When the travel is decreasing
Less common but worth naming. The travelling parent's work changes; the travel reduces; they're suddenly available in ways they weren't.
A few things matter here.
The schedule can be restructured. The asymmetric pattern that was right when the parent was travelling 60% of the time may not be right when the same parent is travelling 10%. Worth a deliberate conversation, not just drift.
The child has built around the old pattern. They've adapted to the parent being away. The newly available parent isn't immediately the everyday parent. The reintegration takes months, sometimes more.
The non-travelling parent has built a life around being the consistent base. That life doesn't get unbuilt overnight when the travelling parent becomes available. The shift from one parent doing 70% of the daily work to a more balanced pattern requires care, not just a chart update.
Closing
A travelling parent is not a lesser parent. They're a parent with a structural constraint that the schedule has to take seriously. The schedule that pretends the constraint isn't there fails. The schedule that names it honestly works.
Most families with a travelling parent settle, after a year or two, into a pattern that fits the work and gives the child a Primary Anchor home with intentional, concentrated time at the second home. This works at any age, provided the connection is maintained across the absences and the schedule conversation is honest.

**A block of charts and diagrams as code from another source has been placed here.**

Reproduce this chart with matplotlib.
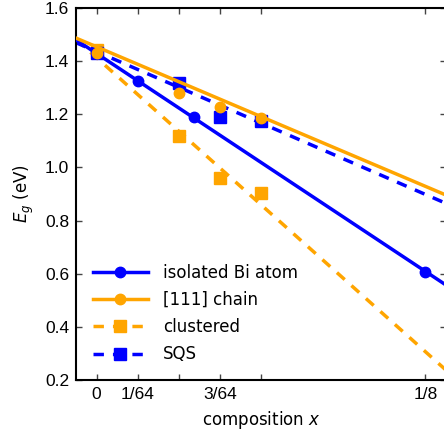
"""
Band gap vs Bi composition for different Bi arrangements.
"""
import numpy as np
import matplotlib
matplotlib.use("Agg")
import matplotlib.pyplot as plt

# data points (x = Bi composition, y = Eg in eV)
x_isolated = [0, 1 / 64, 1 / 27, 1 / 8]
eg_isolated = [1.43, 1.326, 1.19, 0.607]

x_chain = [0, 1 / 32, 3 / 64, 1 / 16]
eg_chain = [1.43, 1.279, 1.229, 1.187]

x_clustered = [0, 1 / 32, 3 / 64, 1 / 16]
eg_clustered = [1.442, 1.118, 0.959, 0.903]

x_sqs = [0, 1 / 32, 3 / 64, 1 / 16]
eg_sqs = [1.43, 1.317, 1.189, 1.176]

# linear fits: Eg = a + b * x
fit_isolated = (1.429, -6.56)
fit_chain = (1.454, -4.20)
fit_clustered = (1.413, -8.85)
fit_sqs = (1.436, -4.30)

x_ticks = [0, 1 / 64, 2 / 64, 3 / 64, 4 / 64, 8 / 64]
x_ticklabels = ["0", "1/64", "", "3/64", "", "1/8"]
y_ticks = [0.2, 0.4, 0.6, 0.8, 1.0, 1.2, 1.4, 1.6]

BLUE = "#0000ff"
ORANGE = "#ffa500"

plt.rcParams["font.family"] = ["DejaVu Sans"]

fig = plt.figure(figsize=(4.44, 4.33), dpi=100)
ax = fig.add_axes([0.1712, 0.1224, 0.8330, 0.8591])

xlim = (-0.5 / 64, 8.5 / 64)
xx = np.array(xlim)
lw = 2.5
dash = (3.0, 2.6)

series = [
    ("isolated Bi atom", x_isolated, eg_isolated, fit_isolated, BLUE, "o", "-", 3),
    ("[111] chain", x_chain, eg_chain, fit_chain, ORANGE, "o", "-", 4),
    ("clustered", x_clustered, eg_clustered, fit_clustered, ORANGE, "s", "--", 2),
    ("SQS", x_sqs, eg_sqs, fit_sqs, BLUE, "s", "--", 2),
]

handles = []
for label, xs, ys, (a, b), color, marker, ls, z in series:
    ms = 7.5 if marker == "o" else 9
    line, = ax.plot(xx, a + b * xx, color=color, lw=lw, ls=ls, zorder=z)
    if ls == "--":
        line.set_dashes(dash)
    ax.plot(xs, ys, ls="none", marker=marker, ms=ms, color=color,
            mec=color, zorder=z + 0.5)
    h, = ax.plot([], [], color=color, lw=lw, ls=ls, marker=marker, ms=ms)
    if ls == "--":
        h.set_dashes(dash)
    handles.append(h)

ax.set_xlim(*xlim)
ax.set_ylim(0.2, 1.6)
ax.set_xticks(x_ticks)
ax.set_xticklabels(x_ticklabels)
ax.set_yticks(y_ticks)
ax.set_yticklabels([f"{v:.1f}" for v in y_ticks])

for lab in ax.get_xticklabels() + ax.get_yticklabels():
    lab.set_fontfamily("Liberation Sans")
    lab.set_fontsize(12.5)

ax.tick_params(direction="in", length=4.5, width=1, color="#444444",
               top=True, right=True, pad=5)
for sp in ax.spines.values():
    sp.set_linewidth(1.5)

ax.set_xlabel("composition $x$", fontsize=12, labelpad=5)
ax.set_ylabel("$E_g$ (eV)", fontsize=12, labelpad=6)

ax.legend(handles, [s[0] for s in series], loc="lower left",
          bbox_to_anchor=(0.0, 0.0), frameon=False, fontsize=12,
          handlelength=3.3, handletextpad=0.9, labelspacing=0.55,
          numpoints=1, borderaxespad=0.6)

fig.savefig("out.png", dpi=100)
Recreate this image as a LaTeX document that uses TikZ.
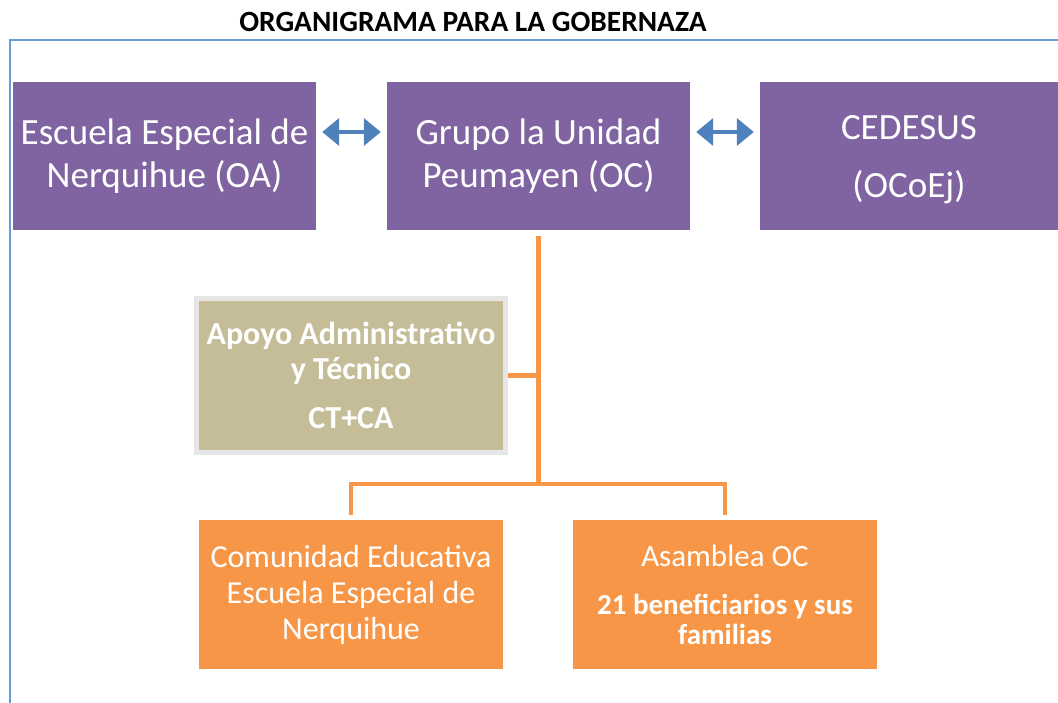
\documentclass[tikz,border=0pt]{standalone}
\usepackage{fontspec}
\setmainfont{Carlito}
\usetikzlibrary{arrows.meta}

\definecolor{morado}{HTML}{8064A2}
\definecolor{naranja}{HTML}{F79646}
\definecolor{azul}{HTML}{4F81BD}
\definecolor{marco}{HTML}{6C9BD2}
\definecolor{caqui}{HTML}{C4BD97}
\definecolor{gris}{HTML}{E6E6E6}

\begin{document}
\begin{tikzpicture}[x=1pt,y=-1pt,
	org/.style={shape=rectangle,fill=morado,text=white,align=center,minimum height=148pt,inner sep=0pt,font=\fontsize{37}{43}\selectfont},
	base/.style={shape=rectangle,fill=naranja,text=white,align=center,minimum width=304pt,minimum height=149pt,inner sep=0pt,font=\fontsize{32}{36}\selectfont},
	rama/.style={draw=naranja,line width=4.5pt},
	doble/.style={draw=azul,line width=4pt,{Triangle[length=17pt,width=27pt]}-{Triangle[length=17pt,width=27pt]},shorten <=6pt,shorten >=6pt}]
	
	\useasboundingbox (0,0) rectangle (1058,703);
	\draw[marco,line width=1.5pt] (10,703) -- (10,40) -- (1058,40);
	
	\node[font=\bfseries\fontsize{29.4}{32}\selectfont] (titulo) at (473,22) {ORGANIGRAMA PARA LA GOBERNAZA};
	
	\node[org,minimum width=303pt] (escuela) at (164.5,156) {Escuela Especial de\\Nerquihue (OA)};
	\node[org,minimum width=303pt] (grupo) at (538.5,156) {Grupo la Unidad\\Peumayen (OC)};
	\node[org,minimum width=298pt,text depth=-6pt] (cedesus) at (909,156) {CEDESUS\\[15pt](OCoEj)};
	
	\node[shape=rectangle,fill=caqui,draw=gris,line width=5pt,text=white,align=center,minimum width=309pt,minimum height=154pt,inner sep=0pt,font=\bfseries\fontsize{32}{35}\selectfont] (apoyo) at (351,375.5) {Apoyo Administrativo\\y Técnico\\[14pt]CT+CA};
	
	\node[base] (comunidad) at (351,594.5) {Comunidad Educativa\\Escuela Especial de\\Nerquihue};
	\node[base,font=\fontsize{31}{30}\selectfont] (asamblea) at (725,594.5) {Asamblea OC\\[18pt]\bfseries\fontsize{29}{30}\selectfont 21 beneficiarios y sus\\\bfseries\fontsize{29}{30}\selectfont familias};
	
	\coordinate (bot) at (538.5,484);
	
	\draw[doble] ([yshift=24pt]escuela.east) -- ([yshift=24pt]grupo.west);
	\draw[doble] ([yshift=24pt]grupo.east) -- ([yshift=24pt]cedesus.west);
	
	\draw[rama,shorten <=6pt] (grupo.south) -- (bot);
	\draw[rama] (apoyo) -- (apoyo -| grupo);
	\draw[rama,shorten <=5pt,shorten >=5pt] (comunidad.north) |- (bot) -| (asamblea.north);
	\end{tikzpicture}
\end{document}
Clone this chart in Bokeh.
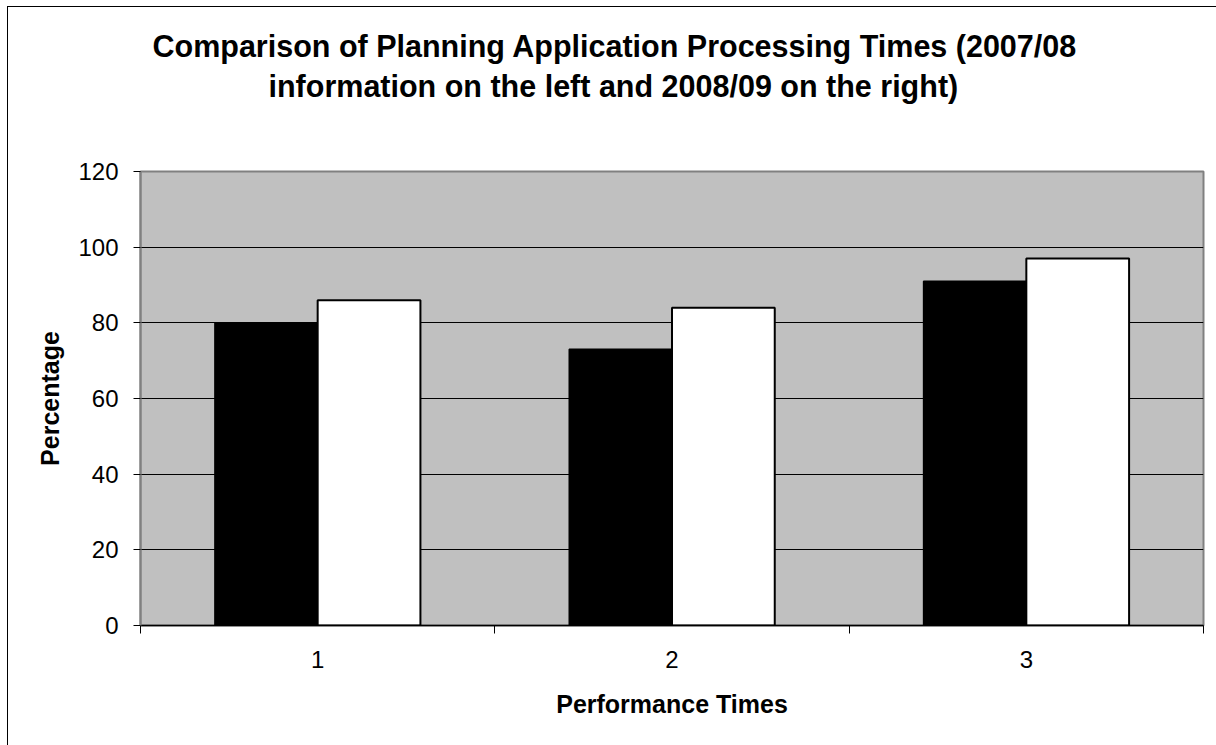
from bokeh.plotting import figure
from bokeh.models import Range1d, FixedTicker, Title, ColumnDataSource
from bokeh.transform import dodge
from bokeh.embed import file_html
from bokeh.resources import INLINE

categories = [1, 2, 3]
tick_labels = {1: "1", 2: "2", 3: "3"}
values_2007_08 = [80, 73, 91]
values_2008_09 = [86, 84, 97]
y_ticks = [0, 20, 40, 60, 80, 100, 120]
title_lines = ["Comparison of Planning Application Processing Times (2007/08",
               "information on the left and 2008/09 on the right)"]

FONT = "Liberation Sans"

src = ColumnDataSource(dict(x=categories, a=values_2007_08, b=values_2008_09))

p = figure(width=1209, height=739, output_backend="svg", toolbar_location=None,
           x_range=Range1d(0.5, 3.5), y_range=Range1d(0, 120),
           min_border_left=132, min_border_right=14, min_border_top=164,
           min_border_bottom=121)
p.margin = (6, 0, 0, 7)
p.styles = {"border-left": "1px solid black", "border-top": "1px solid black"}

p.background_fill_color = "#C0C0C0"
p.border_fill_color = "white"
p.outline_line_color = "#808080"
p.outline_line_width = 2

p.vbar(x=dodge("x", -0.145), top="a", width=0.29, source=src,
       fill_color="black", line_color="black", line_width=1.5)
p.vbar(x=dodge("x", 0.145), top="b", width=0.29, source=src,
       fill_color="white", line_color="black", line_width=2)

# axes
p.xaxis.ticker = FixedTicker(ticks=categories, minor_ticks=[0.5, 1.5, 2.5, 3.5])
p.xaxis.major_label_overrides = tick_labels
p.xaxis.major_tick_out = 0
p.xaxis.major_tick_in = 0
p.xaxis.minor_tick_out = 8
p.xaxis.minor_tick_in = 0
p.xaxis.minor_tick_line_color = "black"
p.xaxis.axis_line_color = "black"
p.xaxis.axis_line_width = 1.5
p.xaxis.major_label_standoff = 17
p.xaxis.axis_label = "Performance Times"
p.xaxis.axis_label_standoff = 19

p.yaxis.ticker = FixedTicker(ticks=y_ticks)
p.yaxis.major_tick_out = 7
p.yaxis.major_tick_in = 0
p.yaxis.minor_tick_line_color = None
p.yaxis.axis_line_color = "#808080"
p.yaxis.axis_line_width = 2
p.yaxis.major_tick_line_color = "black"
p.yaxis.major_label_standoff = 15
p.yaxis.axis_label = "Percentage"
p.yaxis.axis_label_standoff = 11

for ax in (p.xaxis, p.yaxis):
    ax.major_label_text_font = FONT
    ax.major_label_text_font_size = "24px"
    ax.major_label_text_color = "black"
    ax.axis_label_text_font = FONT
    ax.axis_label_text_font_size = "25px"
    ax.axis_label_text_font_style = "bold"
    ax.axis_label_text_color = "black"

p.xgrid.grid_line_color = None
p.ygrid.ticker = FixedTicker(ticks=[20, 40, 60, 80, 100])
p.ygrid.grid_line_color = "black"
p.ygrid.grid_line_width = 1

# title: a thin spacer panel next to the frame, then the two title lines
spacer = Title(text=" ", text_font=FONT, text_font_size="1px", standoff=66)
t2 = Title(text=title_lines[1], align="left", offset=128, standoff=0,
           text_font=FONT, text_font_size="30.5px", text_font_style="bold",
           text_color="black")
t1 = Title(text=title_lines[0], align="left", offset=12, standoff=7,
           text_font=FONT, text_font_size="30.5px", text_font_style="bold",
           text_color="black")
p.add_layout(spacer, "above")
p.add_layout(t2, "above")
p.add_layout(t1, "above")

open("out.html", "w").write(file_html(p, INLINE))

Sunday evening, 19:50. The suitcase is in the hallway. Your nine-year-old comes out of the bath in a towel and asks where you're going this time. You tell him. He asks how many sleeps. You tell him four. He says, Friday is the assembly, you'll be back for it. You say yes. He goes to his bedroom. The flight is at 06:40 tomorrow. Thursday night you'll be home. Friday morning he'll have you at the assembly. The schedule holds.